> [Your task] Transcribe all of the data exactly. Omit the pictures.
==========
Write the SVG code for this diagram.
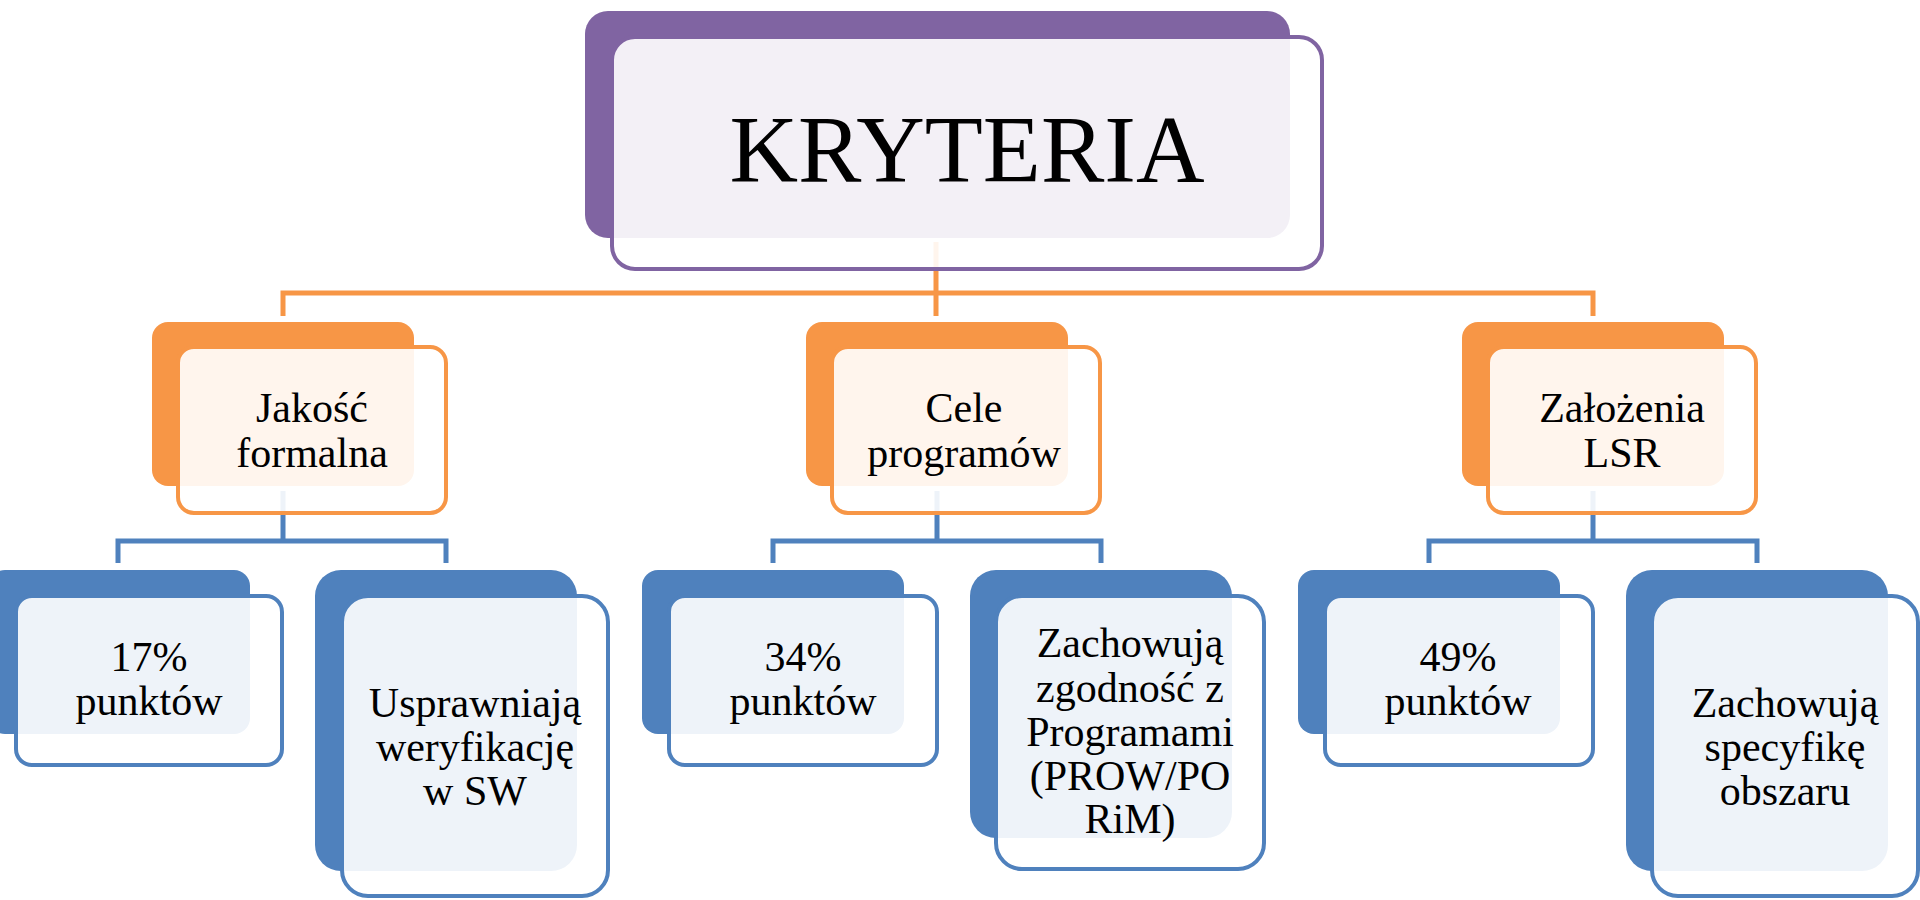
<svg xmlns="http://www.w3.org/2000/svg" width="1920" height="900" viewBox="0 0 1920 900">
<style>
.t{font-family:"Liberation Serif","Times New Roman",serif;fill:#000;text-anchor:middle}
.c{font-size:42px}
.pb{fill:#8064A2}
.pf{fill:#fff;fill-opacity:0.9;stroke:#8064A2;stroke-width:4}
.ob{fill:#F79646}
.of{fill:#fff;fill-opacity:0.9;stroke:#F79646;stroke-width:4}
.bb{fill:#4F81BD}
.bf{fill:#fff;fill-opacity:0.9;stroke:#4F81BD;stroke-width:4}
.lo{fill:none;stroke:#F79646;stroke-width:5}
.lb{fill:none;stroke:#4F81BD;stroke-width:5}
</style>
<rect width="1920" height="900" fill="#fff"/>
<g id="connectors">
<path class="lo" d="M936 242V293M283 316V293H1593V316M936 293V316"/>
<path class="lb" d="M283 491V541M118 563V541H446V563"/>
<path class="lb" d="M937 491V541M773 563V541H1101V563"/>
<path class="lb" d="M1593 491V541M1429 563V541H1757V563"/>
</g>
<g id="kryteria">
<rect class="pb" x="585" y="11" width="705" height="227" rx="23"/>
<rect class="pf" x="612" y="37" width="710" height="232" rx="23"/>
<text class="t" x="967" y="182" font-size="95">KRYTERIA</text>
</g>
<g id="jakosc">
<rect class="ob" x="152" y="322" width="262" height="164" rx="16"/>
<rect class="of" x="178" y="347" width="268" height="166" rx="16"/>
<text class="t c" x="312" y="421.7">Jakość</text>
<text class="t c" x="312" y="466.7">formalna</text>
</g>
<g id="cele">
<rect class="ob" x="806" y="322" width="262" height="164" rx="16"/>
<rect class="of" x="832" y="347" width="268" height="166" rx="16"/>
<text class="t c" x="964" y="421.7">Cele</text>
<text class="t c" x="964" y="466.7">programów</text>
</g>
<g id="zalozenia">
<rect class="ob" x="1462" y="322" width="262" height="164" rx="16"/>
<rect class="of" x="1488" y="347" width="268" height="166" rx="16"/>
<text class="t c" x="1622" y="421.7">Założenia</text>
<text class="t c" x="1622" y="466.7">LSR</text>
</g>
<g id="p17">
<rect class="bb" x="-11" y="570" width="261" height="164" rx="16"/>
<rect class="bf" x="16" y="596" width="266" height="169" rx="16"/>
<text class="t c" x="149" y="670.7">17%</text>
<text class="t c" x="149" y="715">punktów</text>
</g>
<g id="usprawniaja">
<rect class="bb" x="315" y="570" width="262" height="301" rx="26"/>
<rect class="bf" x="342" y="596" width="266" height="300" rx="26"/>
<text class="t c" x="475" y="716.7">Usprawniają</text>
<text class="t c" x="475" y="760.7">weryfikację</text>
<text class="t c" x="475" y="805">w SW</text>
</g>
<g id="p34">
<rect class="bb" x="642" y="570" width="262" height="164" rx="16"/>
<rect class="bf" x="669" y="596" width="268" height="169" rx="16"/>
<text class="t c" x="803" y="670.7">34%</text>
<text class="t c" x="803" y="715">punktów</text>
</g>
<g id="zgodnosc">
<rect class="bb" x="970" y="570" width="262" height="268" rx="26"/>
<rect class="bf" x="996" y="596" width="268" height="273" rx="26"/>
<text class="t c" x="1130" y="656.7">Zachowują</text>
<text class="t c" x="1130" y="701.7">zgodność z</text>
<text class="t c" x="1130" y="745.7">Programami</text>
<text class="t c" x="1130" y="790">(PROW/PO</text>
<text class="t c" x="1130" y="833.3">RiM)</text>
</g>
<g id="p49">
<rect class="bb" x="1298" y="570" width="262" height="164" rx="16"/>
<rect class="bf" x="1325" y="596" width="268" height="169" rx="16"/>
<text class="t c" x="1458" y="670.7">49%</text>
<text class="t c" x="1458" y="715">punktów</text>
</g>
<g id="specyfika">
<rect class="bb" x="1626" y="570" width="262" height="301" rx="26"/>
<rect class="bf" x="1652" y="596" width="266" height="300" rx="26"/>
<text class="t c" x="1785" y="716.7">Zachowują</text>
<text class="t c" x="1785" y="760.7">specyfikę</text>
<text class="t c" x="1785" y="805">obszaru</text>
</g>
</svg>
==========
> [The reply]
Write the SVG code for this diagram.
<svg xmlns="http://www.w3.org/2000/svg" width="1920" height="900" viewBox="0 0 1920 900">
<style>
.t{font-family:"Liberation Serif","Times New Roman",serif;fill:#000;text-anchor:middle}
.c{font-size:42px}
.pb{fill:#8064A2}
.pf{fill:#fff;fill-opacity:0.9;stroke:#8064A2;stroke-width:4}
.ob{fill:#F79646}
.of{fill:#fff;fill-opacity:0.9;stroke:#F79646;stroke-width:4}
.bb{fill:#4F81BD}
.bf{fill:#fff;fill-opacity:0.9;stroke:#4F81BD;stroke-width:4}
.lo{fill:none;stroke:#F79646;stroke-width:5}
.lb{fill:none;stroke:#4F81BD;stroke-width:5}
</style>
<rect width="1920" height="900" fill="#fff"/>
<g id="connectors">
<path class="lo" d="M936 242V293M283 316V293H1593V316M936 293V316"/>
<path class="lb" d="M283 491V541M118 563V541H446V563"/>
<path class="lb" d="M937 491V541M773 563V541H1101V563"/>
<path class="lb" d="M1593 491V541M1429 563V541H1757V563"/>
</g>
<g id="kryteria">
<rect class="pb" x="585" y="11" width="705" height="227" rx="23"/>
<rect class="pf" x="612" y="37" width="710" height="232" rx="23"/>
<text class="t" x="967" y="182" font-size="95">KRYTERIA</text>
</g>
<g id="jakosc">
<rect class="ob" x="152" y="322" width="262" height="164" rx="16"/>
<rect class="of" x="178" y="347" width="268" height="166" rx="16"/>
<text class="t c" x="312" y="421.7">Jakość</text>
<text class="t c" x="312" y="466.7">formalna</text>
</g>
<g id="cele">
<rect class="ob" x="806" y="322" width="262" height="164" rx="16"/>
<rect class="of" x="832" y="347" width="268" height="166" rx="16"/>
<text class="t c" x="964" y="421.7">Cele</text>
<text class="t c" x="964" y="466.7">programów</text>
</g>
<g id="zalozenia">
<rect class="ob" x="1462" y="322" width="262" height="164" rx="16"/>
<rect class="of" x="1488" y="347" width="268" height="166" rx="16"/>
<text class="t c" x="1622" y="421.7">Założenia</text>
<text class="t c" x="1622" y="466.7">LSR</text>
</g>
<g id="p17">
<rect class="bb" x="-11" y="570" width="261" height="164" rx="16"/>
<rect class="bf" x="16" y="596" width="266" height="169" rx="16"/>
<text class="t c" x="149" y="670.7">17%</text>
<text class="t c" x="149" y="715">punktów</text>
</g>
<g id="usprawniaja">
<rect class="bb" x="315" y="570" width="262" height="301" rx="26"/>
<rect class="bf" x="342" y="596" width="266" height="300" rx="26"/>
<text class="t c" x="475" y="716.7">Usprawniają</text>
<text class="t c" x="475" y="760.7">weryfikację</text>
<text class="t c" x="475" y="805">w SW</text>
</g>
<g id="p34">
<rect class="bb" x="642" y="570" width="262" height="164" rx="16"/>
<rect class="bf" x="669" y="596" width="268" height="169" rx="16"/>
<text class="t c" x="803" y="670.7">34%</text>
<text class="t c" x="803" y="715">punktów</text>
</g>
<g id="zgodnosc">
<rect class="bb" x="970" y="570" width="262" height="268" rx="26"/>
<rect class="bf" x="996" y="596" width="268" height="273" rx="26"/>
<text class="t c" x="1130" y="656.7">Zachowują</text>
<text class="t c" x="1130" y="701.7">zgodność z</text>
<text class="t c" x="1130" y="745.7">Programami</text>
<text class="t c" x="1130" y="790">(PROW/PO</text>
<text class="t c" x="1130" y="833.3">RiM)</text>
</g>
<g id="p49">
<rect class="bb" x="1298" y="570" width="262" height="164" rx="16"/>
<rect class="bf" x="1325" y="596" width="268" height="169" rx="16"/>
<text class="t c" x="1458" y="670.7">49%</text>
<text class="t c" x="1458" y="715">punktów</text>
</g>
<g id="specyfika">
<rect class="bb" x="1626" y="570" width="262" height="301" rx="26"/>
<rect class="bf" x="1652" y="596" width="266" height="300" rx="26"/>
<text class="t c" x="1785" y="716.7">Zachowują</text>
<text class="t c" x="1785" y="760.7">specyfikę</text>
<text class="t c" x="1785" y="805">obszaru</text>
</g>
</svg>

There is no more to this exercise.